After several crop failures and with a suffering Scottish economy in the early 1840s, grain prices rose, while fierce winters cut off transport links with the outside world, stopping grain from getting in and whisky from getting out. The Cabrach was ill-equipped to survive such a perfect storm of difficulties.
As whisky left The Cabrach, the exodus of people that went with it heralded further losses in the 20th century, particularly during the First World War. ‘Everybody that could carry a rifle signed up, and very few came back again,’ says Dr Bye-Jensen. ‘Some came home only to die a few years later from war wounds, and others had suffered shell shock, or what we would now call PTSD.’
Past times: Many of the abandoned farms of The Cabrach housed stills in the 1800s
Some never made it as far as the Western Front, perishing of influenza or measles in English training camps; young men who had never previously left The Cabrach simply lacked the necessary immunity to resist common ailments.
A century later, despite past sadnesses, the scent of renewal is in the air. If The Cabrach Trust can raise the necessary funds, the heritage centre and distillery at Inverharroch Farm will create up to 15 jobs when it opens in about 2021, providing a focus for the area’s planned regeneration and giving people a reason to discover the area (about 20,000 visitors a year are expected). And whisky will be a big part of the plan.
‘What we’re going to try and aim for is to make a historic whisky,’ says Dr Bye-Jensen. ‘We’re going to lean up against what we think the whisky would have tasted like, experimenting with old techniques which have been forgotten, and staying as close to the historic reality as we can.’
So: peat, small stills, worm tubs, bere barley grown in the surrounding fields and tentative plans to malt on-site, as well as perhaps converting an old school into a bonded warehouse.
Whether it will taste like the whisky made in The Cabrach in the early 1800s is unanswerable, as is the question of what made the area’s whisky so special in the first place. Dr Bye-Jensen reckons slow distillation in small stills – compared to the more industrialised production in the Lowlands – was key, as was the ubiquitous use of peat. ‘It was a whisky that tasted like something,’ he says.
Different place: The Cabrach is only 15 minutes from Dufftown, but is another world
Two qualities that Cabrach whisky certainly lacked were maturity and consistency, thanks to the necessarily chaotic nature of illicit distillation.
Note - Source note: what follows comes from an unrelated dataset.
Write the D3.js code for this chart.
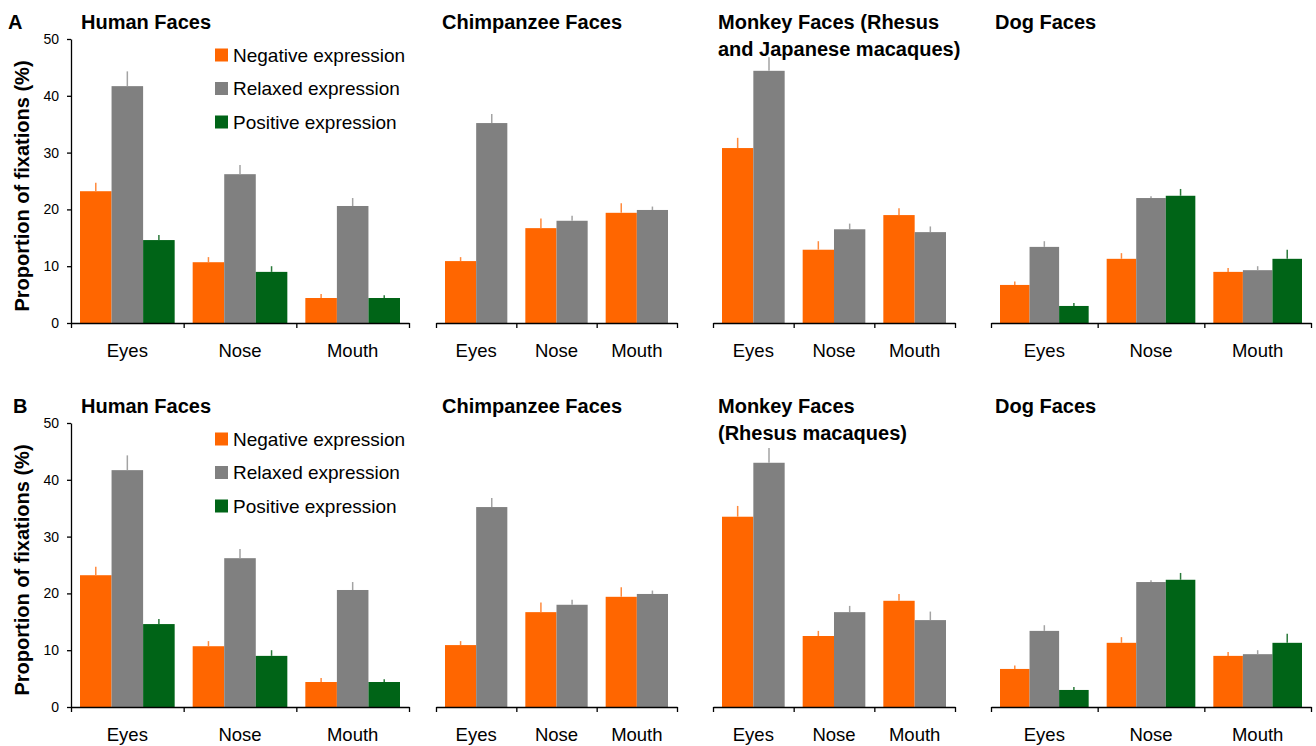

Smuggled along the drove road and through the hills in ‘ankers’ – small, 10-gallon casks – the spirit produced was highly variable and extremely youthful.
Those who had to sell it – the grocers and innkeepers of the local towns – soon learned to ‘condition’ the whisky to make it more palatable to their customers, combining multiple whiskies in larger casks or, when something tasted awry, decanting it into a fresh cask to improve it. These pioneering techniques laid the foundations for the blending and maturation practices that have helped to shape the modern whisky industry.
‘This is the cradle. This is where it all began,’ says Dr Bye-Jensen. ‘Our funders can see that we’ve got something special here. Once they visit us and just go for a little walk, then it makes sense to them. We’re trying to tell the story of where this whisky that we all almost take for granted comes from.
‘It comes from the burns, from the landscape. The landscape remembers what its people forget.’